After waiting until nearly the last possible moment, French authorities have pressured Beaussant Lefèvre & Associés auction house and Cabinet de Bayser gallery—both based in Paris—to pause their joint sale of a newly discovered drawing by German Renaissance master Hans Baldung Griend. The live, public auction had been scheduled to take place at Paris’s historic Hôtel Drouot this afternoon. Alas, on Friday, France’s Ministry of Culture declared the work a National Treasure, placing it under export ban for 30 months.
As a result, Beaussant Lefèvre & Associés announced this morning that they’ve postponed today’s auction, since the eleventh-hour ruling “compromises the possibility of conducting the sale under normal conditions.”
Experts expected the postcard-sized portrait in question to fetch $3.5 million. After all, its Strasbourg-based creator was once the star pupil of renowned painter Albrecht Durer. But this isn’t just any Baldung example. The artist’s many depictions of witches have indeed earned him cache amongst contemporary art stars like Cecily Brown. Here, however, Baldung immortalizes the decidedly pious Susanna Pfeffering, a well-to-do Strasbourg woman—in the high-stakes silverpoint technique.
This previously unknown portrait surfaced last year, while Beaussant Lefèvre auctioneer Arthur De Moras was cataloging the Pfeffering family art collection, which has unwittingly held this relic for five centuries. Family lore said it was perhaps the work of another Northern Renaissance talent, Hans Holbein the Younger. Upon closer inspection, though, Cabinet de Bayser co-founder Patrick de Bayser attributed the work to Baldung—an assessment since confirmed by the Albertina’s chief curator of graphic arts Christof Metzger, in Vienna, as well as Dorit Schäfer, the head of prints and drawings at the Staatliche Kunsthalle Karlsruhe, which hosted a critical Baldung exhibition in 2019.
Hans Baldung, Youthful Self-Portrait (c. 1502). Image courtesy the Kunstmuseum Basel.

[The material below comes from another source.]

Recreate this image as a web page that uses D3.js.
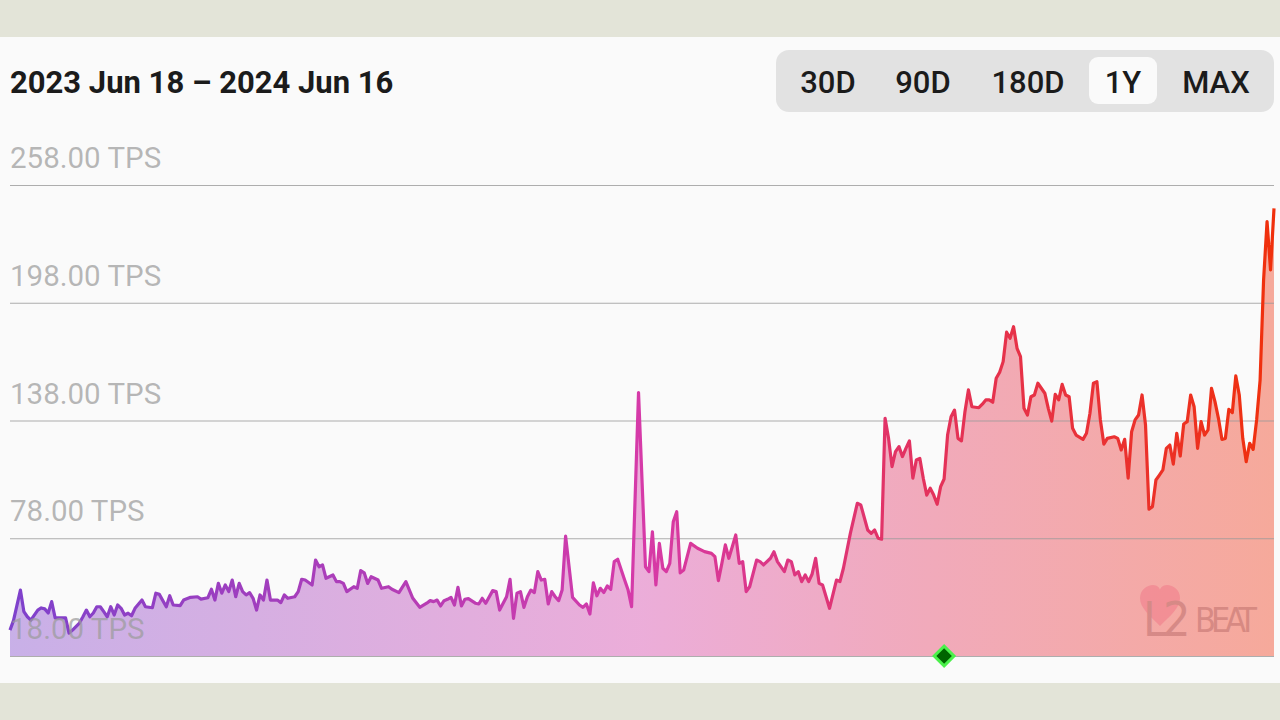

Baldung only made 250 drawings, as far as art historians know. Very few belong to private collectors. Meanwhile, only twelve known silverpoint artworks by the artist exist. None are in private hands—or in a French museum, for that matter. Thus, when it came time last week to address the export license that the portrait’s sellers had requested last November, the French Advisory Commission on National Treasures recommended classifying it as such. The Ministry of Culture concurred soon after.
“Given the strong interest expressed by the French Ministry of Culture in its acquisition, and despite the interest shown by several institutions and international collectors, the sellers wish to take the necessary time to pursue negotiations in a private context,” De Moras has since remarked.